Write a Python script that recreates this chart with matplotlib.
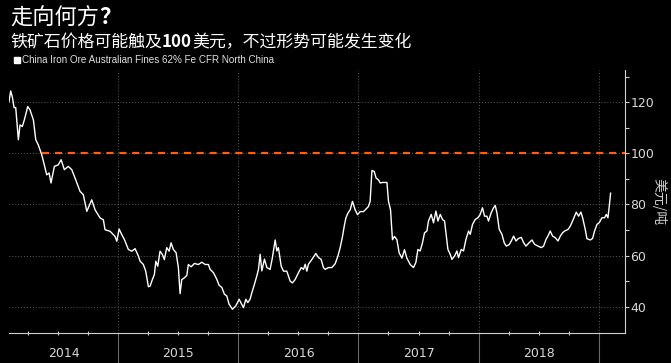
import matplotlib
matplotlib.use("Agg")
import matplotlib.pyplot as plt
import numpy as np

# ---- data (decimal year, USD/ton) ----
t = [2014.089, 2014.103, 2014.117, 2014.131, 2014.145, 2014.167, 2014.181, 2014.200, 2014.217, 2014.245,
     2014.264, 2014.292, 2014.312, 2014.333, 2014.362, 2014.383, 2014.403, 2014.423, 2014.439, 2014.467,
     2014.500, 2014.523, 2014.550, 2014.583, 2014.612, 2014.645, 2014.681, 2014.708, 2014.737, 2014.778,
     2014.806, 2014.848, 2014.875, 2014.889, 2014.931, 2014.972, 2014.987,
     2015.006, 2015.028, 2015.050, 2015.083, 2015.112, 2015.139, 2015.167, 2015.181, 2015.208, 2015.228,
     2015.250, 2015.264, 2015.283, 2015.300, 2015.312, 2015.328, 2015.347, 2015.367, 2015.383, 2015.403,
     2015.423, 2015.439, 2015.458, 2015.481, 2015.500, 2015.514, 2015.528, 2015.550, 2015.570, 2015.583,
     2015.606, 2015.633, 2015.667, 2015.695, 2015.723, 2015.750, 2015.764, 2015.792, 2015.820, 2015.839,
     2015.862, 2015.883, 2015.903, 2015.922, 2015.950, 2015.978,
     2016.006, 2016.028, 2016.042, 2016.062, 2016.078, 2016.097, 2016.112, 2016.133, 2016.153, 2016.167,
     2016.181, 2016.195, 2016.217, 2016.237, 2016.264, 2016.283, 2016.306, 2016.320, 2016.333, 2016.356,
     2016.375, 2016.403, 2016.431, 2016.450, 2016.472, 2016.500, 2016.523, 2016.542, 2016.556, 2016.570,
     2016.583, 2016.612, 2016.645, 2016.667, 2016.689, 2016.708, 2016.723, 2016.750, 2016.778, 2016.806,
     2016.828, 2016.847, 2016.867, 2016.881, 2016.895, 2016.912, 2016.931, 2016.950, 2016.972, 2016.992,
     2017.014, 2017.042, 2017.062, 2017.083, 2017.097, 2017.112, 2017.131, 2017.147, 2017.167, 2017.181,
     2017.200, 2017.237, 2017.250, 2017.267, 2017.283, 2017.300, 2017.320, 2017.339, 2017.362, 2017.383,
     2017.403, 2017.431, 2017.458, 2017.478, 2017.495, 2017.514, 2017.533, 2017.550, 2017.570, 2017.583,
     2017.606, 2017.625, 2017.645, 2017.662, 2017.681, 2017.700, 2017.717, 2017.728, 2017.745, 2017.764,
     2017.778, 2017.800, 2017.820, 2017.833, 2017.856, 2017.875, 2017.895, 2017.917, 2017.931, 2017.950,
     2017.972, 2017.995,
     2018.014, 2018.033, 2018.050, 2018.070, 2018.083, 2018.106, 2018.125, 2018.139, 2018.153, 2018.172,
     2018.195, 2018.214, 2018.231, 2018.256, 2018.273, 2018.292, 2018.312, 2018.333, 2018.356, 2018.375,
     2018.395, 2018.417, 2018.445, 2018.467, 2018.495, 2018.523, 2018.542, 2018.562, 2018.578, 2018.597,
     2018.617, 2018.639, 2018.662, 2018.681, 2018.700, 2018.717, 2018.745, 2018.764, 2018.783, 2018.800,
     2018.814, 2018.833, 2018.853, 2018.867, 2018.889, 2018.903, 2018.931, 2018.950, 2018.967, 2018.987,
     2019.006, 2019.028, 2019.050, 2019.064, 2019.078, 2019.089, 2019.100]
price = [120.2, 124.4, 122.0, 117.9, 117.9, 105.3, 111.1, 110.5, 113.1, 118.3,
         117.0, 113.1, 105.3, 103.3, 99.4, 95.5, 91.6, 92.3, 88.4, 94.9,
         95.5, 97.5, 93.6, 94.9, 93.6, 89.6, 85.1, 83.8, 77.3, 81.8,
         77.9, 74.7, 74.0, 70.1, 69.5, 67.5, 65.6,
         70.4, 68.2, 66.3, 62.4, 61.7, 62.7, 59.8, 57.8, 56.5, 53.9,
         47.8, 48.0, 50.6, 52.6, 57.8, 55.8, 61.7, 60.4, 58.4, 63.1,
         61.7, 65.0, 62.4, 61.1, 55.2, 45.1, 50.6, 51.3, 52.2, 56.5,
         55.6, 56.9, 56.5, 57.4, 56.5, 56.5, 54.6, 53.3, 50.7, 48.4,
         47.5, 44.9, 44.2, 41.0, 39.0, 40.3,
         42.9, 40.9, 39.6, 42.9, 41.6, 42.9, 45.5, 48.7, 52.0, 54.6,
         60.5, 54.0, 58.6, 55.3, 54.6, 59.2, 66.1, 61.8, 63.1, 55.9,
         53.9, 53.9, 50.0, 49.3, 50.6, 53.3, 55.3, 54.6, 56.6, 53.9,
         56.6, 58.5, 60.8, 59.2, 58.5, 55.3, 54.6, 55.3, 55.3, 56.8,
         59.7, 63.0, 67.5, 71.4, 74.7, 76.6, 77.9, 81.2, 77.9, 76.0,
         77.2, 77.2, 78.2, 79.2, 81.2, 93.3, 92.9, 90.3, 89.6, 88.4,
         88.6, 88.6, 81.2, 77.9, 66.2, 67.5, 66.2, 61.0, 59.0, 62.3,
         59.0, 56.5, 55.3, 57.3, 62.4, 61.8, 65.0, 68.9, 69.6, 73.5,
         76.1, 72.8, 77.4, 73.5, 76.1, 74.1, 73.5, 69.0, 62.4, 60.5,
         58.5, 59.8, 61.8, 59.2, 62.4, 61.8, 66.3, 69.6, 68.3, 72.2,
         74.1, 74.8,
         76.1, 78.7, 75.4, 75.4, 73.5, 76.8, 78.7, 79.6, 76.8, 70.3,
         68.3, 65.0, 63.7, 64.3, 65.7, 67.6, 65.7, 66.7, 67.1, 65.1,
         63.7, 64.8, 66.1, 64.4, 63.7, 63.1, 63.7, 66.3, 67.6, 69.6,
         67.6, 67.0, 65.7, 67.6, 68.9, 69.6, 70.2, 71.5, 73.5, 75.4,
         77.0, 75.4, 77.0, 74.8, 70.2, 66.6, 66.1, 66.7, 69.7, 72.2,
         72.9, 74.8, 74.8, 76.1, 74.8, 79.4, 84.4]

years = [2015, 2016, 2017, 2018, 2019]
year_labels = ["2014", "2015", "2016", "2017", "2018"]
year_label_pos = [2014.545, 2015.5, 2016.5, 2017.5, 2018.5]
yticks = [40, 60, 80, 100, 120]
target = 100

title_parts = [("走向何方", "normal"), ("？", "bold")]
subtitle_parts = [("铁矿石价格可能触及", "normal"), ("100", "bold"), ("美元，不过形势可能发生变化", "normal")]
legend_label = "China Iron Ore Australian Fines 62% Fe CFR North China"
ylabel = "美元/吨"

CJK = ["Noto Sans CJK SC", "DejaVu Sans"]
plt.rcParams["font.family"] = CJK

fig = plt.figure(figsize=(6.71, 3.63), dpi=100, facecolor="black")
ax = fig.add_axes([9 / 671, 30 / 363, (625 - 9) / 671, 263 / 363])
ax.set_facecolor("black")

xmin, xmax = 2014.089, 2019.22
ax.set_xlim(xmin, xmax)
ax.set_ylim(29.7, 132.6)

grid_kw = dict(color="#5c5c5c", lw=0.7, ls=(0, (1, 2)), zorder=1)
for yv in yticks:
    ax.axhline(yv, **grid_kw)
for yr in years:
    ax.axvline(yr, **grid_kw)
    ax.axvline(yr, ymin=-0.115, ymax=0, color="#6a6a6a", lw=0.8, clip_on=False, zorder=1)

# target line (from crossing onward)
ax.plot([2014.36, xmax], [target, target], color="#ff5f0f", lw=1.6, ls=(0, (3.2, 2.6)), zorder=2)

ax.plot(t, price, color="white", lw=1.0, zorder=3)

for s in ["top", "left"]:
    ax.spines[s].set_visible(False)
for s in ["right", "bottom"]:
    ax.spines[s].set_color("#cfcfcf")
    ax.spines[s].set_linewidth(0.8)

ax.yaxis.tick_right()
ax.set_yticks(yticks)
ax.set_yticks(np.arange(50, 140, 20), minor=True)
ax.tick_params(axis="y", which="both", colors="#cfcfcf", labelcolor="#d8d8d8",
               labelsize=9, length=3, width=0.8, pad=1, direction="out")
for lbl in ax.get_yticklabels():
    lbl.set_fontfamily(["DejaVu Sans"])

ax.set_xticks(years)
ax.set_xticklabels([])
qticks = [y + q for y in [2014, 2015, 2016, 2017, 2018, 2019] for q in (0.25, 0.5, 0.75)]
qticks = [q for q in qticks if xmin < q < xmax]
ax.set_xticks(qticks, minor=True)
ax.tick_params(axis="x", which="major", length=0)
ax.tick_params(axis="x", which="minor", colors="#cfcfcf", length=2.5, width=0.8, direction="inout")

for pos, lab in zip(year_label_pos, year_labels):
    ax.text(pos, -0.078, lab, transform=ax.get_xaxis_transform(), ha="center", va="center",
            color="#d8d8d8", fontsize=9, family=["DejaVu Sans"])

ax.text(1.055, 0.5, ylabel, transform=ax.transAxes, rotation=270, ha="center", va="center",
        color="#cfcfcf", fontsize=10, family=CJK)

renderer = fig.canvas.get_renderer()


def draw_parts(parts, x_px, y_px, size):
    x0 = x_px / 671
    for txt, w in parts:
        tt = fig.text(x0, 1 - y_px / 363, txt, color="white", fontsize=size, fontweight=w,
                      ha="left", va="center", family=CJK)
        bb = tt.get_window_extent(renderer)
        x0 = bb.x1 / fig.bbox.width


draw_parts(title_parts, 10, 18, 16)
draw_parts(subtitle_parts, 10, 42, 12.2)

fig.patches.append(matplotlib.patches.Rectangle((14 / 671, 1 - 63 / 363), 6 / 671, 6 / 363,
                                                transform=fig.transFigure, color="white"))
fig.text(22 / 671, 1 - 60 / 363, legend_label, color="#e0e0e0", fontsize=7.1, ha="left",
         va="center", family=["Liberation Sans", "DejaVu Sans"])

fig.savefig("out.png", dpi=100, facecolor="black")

****

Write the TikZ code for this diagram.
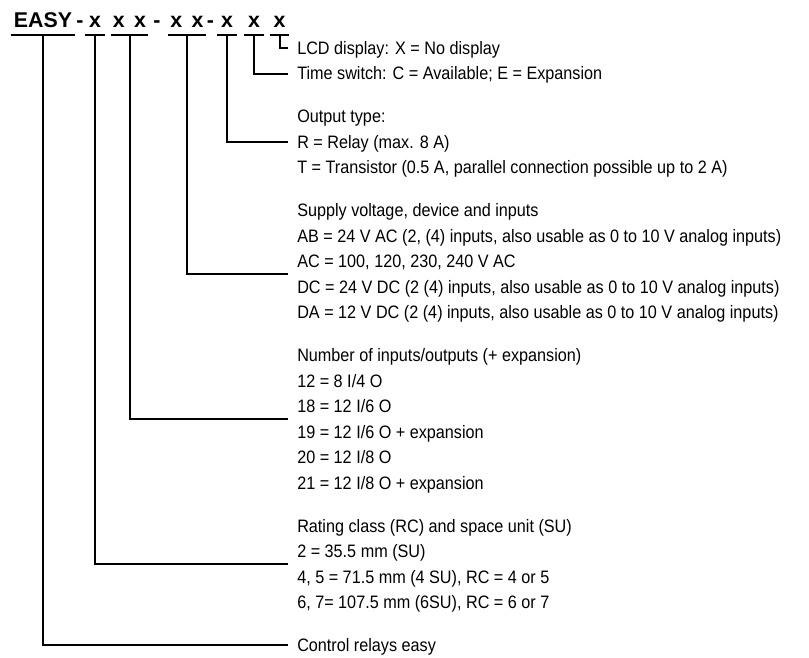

****

Quote word for word only the lines above from the one containing "Write a Python" through the one containing "import numpy as np". Pictures stay out of your copy.

RIGHT ANSWER —
Write a Python script that recreates this chart with matplotlib.
import matplotlib
matplotlib.use("Agg")
import matplotlib.pyplot as plt
import numpy as np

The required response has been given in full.